Every year, hepatitis B kills about a million people worldwide, scientists report in the early edition of Proceedings of the National Academy of Sciences. In 1996, it was estimated that 115 million people around the world were infected with the virus that causes hepatitis B, which can lead to liver cancer.
That’s despite the existence of a hepatitis B vaccine. Even in the U.S., hepatitis B vaccination rates fall short of goals. The rates are worse in poorer countries that can’t afford the vaccine or lack cold storage sites, which the vaccine requires.
In the U.S., the hepatitis B vaccine is recommended for all children, which includes a series of three shots given between birth and 18 months of age.
Crafting an Edible Hepatitis B Vaccine
Seeking a more affordable solution, researchers genetically modified ordinary potatoes to carry the gene for the hepatitis B surface antigen. The potatoes were then cloned and cultivated.
Forty-two people who had already been vaccinated against hepatitis B volunteered to try the edible vaccine. Some participants were served ordinary potatoes that did not contain the vaccine. Some got the vaccine potatoes just once, eating plain potatoes in the other two sessions. The remaining volunteers ate the vaccine potatoes in three sessions two weeks apart. All the potatoes were eaten raw.
Promising Results
Ten of 16 volunteers who ate three doses of the vaccine-containing potatoes showed a marked increase in their immune response against hepatitis B.
Nine of 17 volunteers who ate the vaccine potatoes only once also had increased immune responses to hepatitis B.
About 40 percent of the participants who got the vaccine-carrying potatoes didn’t show any immune response to hepatitis B. More studies are needed to find out why that happened.

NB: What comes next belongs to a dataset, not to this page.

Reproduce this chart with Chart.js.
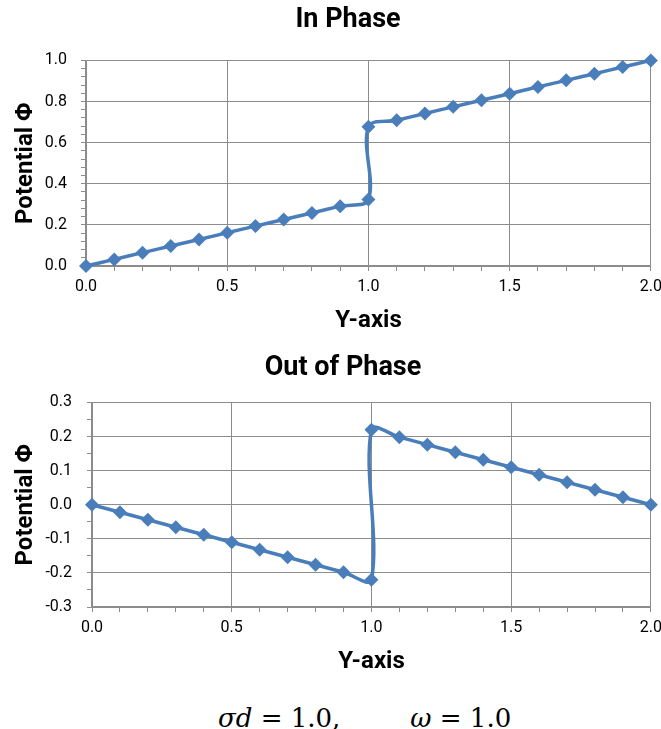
<!DOCTYPE html>
<html>
<head>
<meta charset="utf-8">
<script src="https://cdn.jsdelivr.net/npm/chart.js@4.4.1/dist/chart.umd.min.js"></script>
<style>
  html, body { margin: 0; padding: 0; background: #fff; overflow: hidden; width: 661px; height: 729px; }
  canvas { position: absolute; left: 0; }
  #formula {
    position: absolute; left: 218px; top: 705px;
    font-family: "DejaVu Serif", serif; font-size: 26px; line-height: 26px;
    white-space: pre; color: #000;
  }
  #formula i { font-style: italic; }
</style>
</head>
<body>
<canvas id="inPhase" width="668" height="340" style="top:0"></canvas>
<canvas id="outPhase" width="668" height="350" style="top:340px"></canvas>
<div id="formula"><i>σd</i> = 1.0,<span style="margin-left:70px"><i>ω</i> = 1.0</span></div>
<script>
// Y-axis position (two points at 1.0 because of the jump)
var yPos = [0.0, 0.1, 0.2, 0.3, 0.4, 0.5, 0.6, 0.7, 0.8, 0.9, 1.0,
            1.0, 1.1, 1.2, 1.3, 1.4, 1.5, 1.6, 1.7, 1.8, 1.9, 2.0];
var phiIn = [0.000, 0.032, 0.065, 0.097, 0.129, 0.162, 0.194, 0.226, 0.258, 0.291, 0.323,
             0.677, 0.709, 0.742, 0.774, 0.806, 0.838, 0.871, 0.903, 0.935, 0.968, 1.000];
var phiOut = [0.000, -0.022, -0.044, -0.066, -0.088, -0.110, -0.132, -0.154, -0.176, -0.198, -0.220,
              0.220, 0.198, 0.176, 0.154, 0.132, 0.110, 0.088, 0.066, 0.044, 0.022, 0.000];

var xTickLabels = ['0.0', '0.5', '1.0', '1.5', '2.0'];
var yTickLabelsIn = ['0.0', '0.2', '0.4', '0.6', '0.8', '1.0'];
var yTickLabelsOut = ['-0.3', '-0.2', '-0.1', '0.0', '0.1', '0.2', '0.3'];

var GRID = '#8c8c8c';
var BLUE = '#4a7ebb';
var FONT = 'Roboto, "Liberation Sans", sans-serif';

function makeChart(id, cfg) {
    var ctx = document.getElementById(id).getContext('2d');
    var pts = yPos.map(function (x, i) { return { x: x, y: cfg.values[i] }; });
    return new Chart(ctx, {
        type: 'scatter',
        data: {
            datasets: [{
                data: pts,
                showLine: true,
                borderColor: BLUE,
                backgroundColor: BLUE,
                borderWidth: 3.5,
                tension: 0.35,
                pointStyle: 'rectRot',
                pointRadius: 7,
                pointBorderWidth: 0,
                clip: false
            }]
        },
        options: {
            responsive: false,
            animation: false,
            // left padding shifts the title centre; the y axis keeps the rest of the width
            layout: { padding: { left: cfg.padLeft, right: 15, top: 0, bottom: 0 } },
            plugins: {
                legend: { display: false },
                tooltip: { enabled: false },
                title: {
                    display: true,
                    text: cfg.title,
                    color: '#000',
                    font: { family: FONT, size: 27, weight: 'bold' },
                    padding: cfg.titlePad
                }
            },
            scales: {
                x: {
                    type: 'linear',
                    min: 0, max: 2,
                    afterFit: function (s) { s.height = cfg.xHeight; },
                    ticks: {
                        stepSize: 0.1,
                        autoSkip: false,
                        maxRotation: 0,
                        padding: 6,
                        color: '#000',
                        font: { family: FONT, size: 16 },
                        callback: function (v, i) { return i % 5 === 0 ? xTickLabels[i / 5] : ''; }
                    },
                    grid: {
                        color: function (c) { return c.index % 5 === 0 ? GRID : 'rgba(0,0,0,0)'; },
                        tickColor: GRID,
                        tickLength: 5,
                        lineWidth: 1
                    },
                    border: { color: GRID, width: 1.5 },
                    title: {
                        display: true,
                        text: 'Y-axis',
                        color: '#000',
                        font: { family: FONT, size: 24, weight: 'bold' },
                        padding: { top: 0, bottom: cfg.xTitlePad }
                    }
                },
                y: {
                    type: 'linear',
                    min: cfg.yMin, max: cfg.yMax,
                    afterFit: function (s) { s.width = cfg.plotLeft - cfg.padLeft; },
                    ticks: {
                        stepSize: cfg.yStep,
                        autoSkip: false,
                        padding: cfg.yTickPad,
                        color: '#000',
                        font: { family: FONT, size: 16 },
                        callback: function (v, i) {
                            return i % cfg.yMajorEvery === 0 ? cfg.yLabels[i / cfg.yMajorEvery] : '';
                        }
                    },
                    grid: {
                        color: function (c) { return c.index % cfg.yMajorEvery === 0 ? GRID : 'rgba(0,0,0,0)'; },
                        tickColor: GRID,
                        tickLength: 5,
                        lineWidth: 1
                    },
                    border: { color: GRID, width: 1.5 },
                    title: {
                        display: true,
                        text: 'Potential Φ',
                        color: '#000',
                        font: { family: FONT, size: 24, weight: 'bold' },
                        // pulls the title back to x ~ 26 px
                        padding: { top: 12 - cfg.padLeft, bottom: 0 }
                    }
                }
            }
        }
    });
}

makeChart('inPhase', {
    title: 'In Phase',
    values: phiIn,
    titlePad: { top: 4, bottom: 24 },
    padLeft: 43,
    plotLeft: 86,
    xHeight: 74,
    xTitlePad: 5,
    yTickPad: 14,
    yMin: 0, yMax: 1, yStep: 0.04, yMajorEvery: 5,
    yLabels: yTickLabelsIn
});

makeChart('outPhase', {
    title: 'Out of Phase',
    values: phiOut,
    titlePad: { top: 12, bottom: 18 },
    padLeft: 33,
    plotLeft: 92,
    xHeight: 83,
    xTitlePad: 14,
    yTickPad: 15,
    yMin: -0.3, yMax: 0.3, yStep: 0.05, yMajorEvery: 2,
    yLabels: yTickLabelsOut
});
</script>
</body>
</html>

Further research must also test the vaccine on people who hadn’t been previously vaccinated against hepatitis B, say the researchers.
“We are greatly encouraged,” they write. “This prototype study ... gave us a strong and sustained systemic antibody response in 60 percent of the volunteers who ate the [vaccine-carrying] potatoes.”
By curbing hepatitis B, the vaccine could also help combat liver cancer, the fifth most frequent form of cancer worldwide, say the researchers. It’s sensible and ethical, they say, to direct scarce resources for the greatest good.
“Give new vaccination strategies for hepatitis B virus a higher priority, especially those that could be implemented very cost-effectively throughout the developing world,” they write.